- Exercise prompt: Starting at the first line of the listing below, retype each line up to and including the one that contains "0.023, 0.018, 0.014];". Leave pictures out.

- Information provided:
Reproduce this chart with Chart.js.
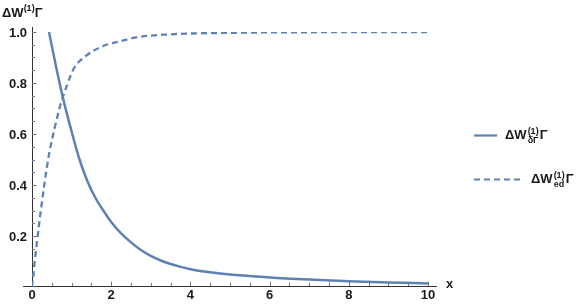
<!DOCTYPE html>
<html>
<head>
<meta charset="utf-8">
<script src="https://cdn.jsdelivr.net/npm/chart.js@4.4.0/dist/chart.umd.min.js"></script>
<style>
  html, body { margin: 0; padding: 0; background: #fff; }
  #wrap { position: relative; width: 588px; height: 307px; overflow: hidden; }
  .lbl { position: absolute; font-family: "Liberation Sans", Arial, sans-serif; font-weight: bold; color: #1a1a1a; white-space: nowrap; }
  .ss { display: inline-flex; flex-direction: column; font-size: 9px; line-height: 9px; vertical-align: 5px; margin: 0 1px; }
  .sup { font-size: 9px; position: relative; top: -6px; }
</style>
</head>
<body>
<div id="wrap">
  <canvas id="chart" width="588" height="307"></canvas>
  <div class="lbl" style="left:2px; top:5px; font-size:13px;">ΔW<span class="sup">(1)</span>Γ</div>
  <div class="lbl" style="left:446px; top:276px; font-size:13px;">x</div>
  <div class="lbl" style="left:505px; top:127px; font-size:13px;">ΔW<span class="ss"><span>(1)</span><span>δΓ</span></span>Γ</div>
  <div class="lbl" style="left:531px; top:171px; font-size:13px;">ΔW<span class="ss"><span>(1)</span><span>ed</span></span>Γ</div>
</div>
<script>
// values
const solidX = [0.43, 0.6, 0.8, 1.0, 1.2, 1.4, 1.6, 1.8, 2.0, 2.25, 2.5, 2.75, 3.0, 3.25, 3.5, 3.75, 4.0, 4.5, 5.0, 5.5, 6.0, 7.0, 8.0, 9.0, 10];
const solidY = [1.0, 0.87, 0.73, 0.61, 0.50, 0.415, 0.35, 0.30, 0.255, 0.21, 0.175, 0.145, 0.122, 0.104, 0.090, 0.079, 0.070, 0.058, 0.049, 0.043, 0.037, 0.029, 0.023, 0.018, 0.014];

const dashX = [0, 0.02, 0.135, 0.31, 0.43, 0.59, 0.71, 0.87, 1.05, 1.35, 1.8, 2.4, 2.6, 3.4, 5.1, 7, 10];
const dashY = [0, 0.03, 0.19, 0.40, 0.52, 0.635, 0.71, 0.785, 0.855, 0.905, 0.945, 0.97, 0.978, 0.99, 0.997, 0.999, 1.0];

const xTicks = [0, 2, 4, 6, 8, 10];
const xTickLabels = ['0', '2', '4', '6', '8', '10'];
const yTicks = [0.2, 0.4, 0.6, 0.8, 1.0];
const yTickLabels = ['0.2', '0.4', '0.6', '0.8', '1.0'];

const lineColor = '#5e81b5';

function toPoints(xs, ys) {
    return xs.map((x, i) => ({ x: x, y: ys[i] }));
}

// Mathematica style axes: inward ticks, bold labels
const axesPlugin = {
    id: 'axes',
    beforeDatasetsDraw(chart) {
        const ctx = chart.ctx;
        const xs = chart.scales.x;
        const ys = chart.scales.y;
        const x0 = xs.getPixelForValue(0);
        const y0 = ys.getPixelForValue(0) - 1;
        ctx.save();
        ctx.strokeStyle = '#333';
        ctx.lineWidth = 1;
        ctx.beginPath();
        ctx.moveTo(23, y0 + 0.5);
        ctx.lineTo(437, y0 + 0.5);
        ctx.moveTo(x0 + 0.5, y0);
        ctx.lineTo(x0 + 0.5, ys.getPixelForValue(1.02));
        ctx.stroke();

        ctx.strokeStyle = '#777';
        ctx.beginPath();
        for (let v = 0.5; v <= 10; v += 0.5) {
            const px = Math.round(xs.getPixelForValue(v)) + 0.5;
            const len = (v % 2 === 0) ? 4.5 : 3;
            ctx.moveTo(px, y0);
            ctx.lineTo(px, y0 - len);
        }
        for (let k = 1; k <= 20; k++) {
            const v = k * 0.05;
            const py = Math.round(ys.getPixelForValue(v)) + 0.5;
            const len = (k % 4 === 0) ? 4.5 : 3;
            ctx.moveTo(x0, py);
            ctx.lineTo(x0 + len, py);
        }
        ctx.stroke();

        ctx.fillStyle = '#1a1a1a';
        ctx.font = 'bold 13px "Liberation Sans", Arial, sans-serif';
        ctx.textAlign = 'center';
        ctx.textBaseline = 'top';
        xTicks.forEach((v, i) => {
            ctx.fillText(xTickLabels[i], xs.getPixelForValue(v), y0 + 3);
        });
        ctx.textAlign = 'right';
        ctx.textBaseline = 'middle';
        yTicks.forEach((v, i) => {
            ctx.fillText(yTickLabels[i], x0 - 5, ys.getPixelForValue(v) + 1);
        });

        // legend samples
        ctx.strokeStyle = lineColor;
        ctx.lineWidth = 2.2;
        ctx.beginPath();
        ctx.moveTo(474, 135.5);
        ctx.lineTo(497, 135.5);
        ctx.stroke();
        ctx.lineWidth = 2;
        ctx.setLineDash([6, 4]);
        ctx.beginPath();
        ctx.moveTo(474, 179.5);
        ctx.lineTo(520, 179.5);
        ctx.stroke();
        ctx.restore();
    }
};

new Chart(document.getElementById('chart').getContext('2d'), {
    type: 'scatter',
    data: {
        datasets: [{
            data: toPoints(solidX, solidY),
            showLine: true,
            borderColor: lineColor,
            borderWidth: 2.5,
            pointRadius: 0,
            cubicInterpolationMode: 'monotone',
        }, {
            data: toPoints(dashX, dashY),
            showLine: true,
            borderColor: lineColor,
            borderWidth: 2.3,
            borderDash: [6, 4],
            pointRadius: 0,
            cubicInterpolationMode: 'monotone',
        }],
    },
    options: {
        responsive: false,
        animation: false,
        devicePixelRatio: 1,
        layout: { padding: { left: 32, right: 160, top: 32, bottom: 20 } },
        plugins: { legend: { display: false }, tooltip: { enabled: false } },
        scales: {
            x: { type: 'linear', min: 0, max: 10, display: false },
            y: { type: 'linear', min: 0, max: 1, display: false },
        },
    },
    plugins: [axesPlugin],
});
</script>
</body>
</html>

- Answer to the task:
Reproduce this chart with Chart.js.
<!DOCTYPE html>
<html>
<head>
<meta charset="utf-8">
<script src="https://cdn.jsdelivr.net/npm/chart.js@4.4.0/dist/chart.umd.min.js"></script>
<style>
  html, body { margin: 0; padding: 0; background: #fff; }
  #wrap { position: relative; width: 588px; height: 307px; overflow: hidden; }
  .lbl { position: absolute; font-family: "Liberation Sans", Arial, sans-serif; font-weight: bold; color: #1a1a1a; white-space: nowrap; }
  .ss { display: inline-flex; flex-direction: column; font-size: 9px; line-height: 9px; vertical-align: 5px; margin: 0 1px; }
  .sup { font-size: 9px; position: relative; top: -6px; }
</style>
</head>
<body>
<div id="wrap">
  <canvas id="chart" width="588" height="307"></canvas>
  <div class="lbl" style="left:2px; top:5px; font-size:13px;">ΔW<span class="sup">(1)</span>Γ</div>
  <div class="lbl" style="left:446px; top:276px; font-size:13px;">x</div>
  <div class="lbl" style="left:505px; top:127px; font-size:13px;">ΔW<span class="ss"><span>(1)</span><span>δΓ</span></span>Γ</div>
  <div class="lbl" style="left:531px; top:171px; font-size:13px;">ΔW<span class="ss"><span>(1)</span><span>ed</span></span>Γ</div>
</div>
<script>
// values
const solidX = [0.43, 0.6, 0.8, 1.0, 1.2, 1.4, 1.6, 1.8, 2.0, 2.25, 2.5, 2.75, 3.0, 3.25, 3.5, 3.75, 4.0, 4.5, 5.0, 5.5, 6.0, 7.0, 8.0, 9.0, 10];
const solidY = [1.0, 0.87, 0.73, 0.61, 0.50, 0.415, 0.35, 0.30, 0.255, 0.21, 0.175, 0.145, 0.122, 0.104, 0.090, 0.079, 0.070, 0.058, 0.049, 0.043, 0.037, 0.029, 0.023, 0.018, 0.014];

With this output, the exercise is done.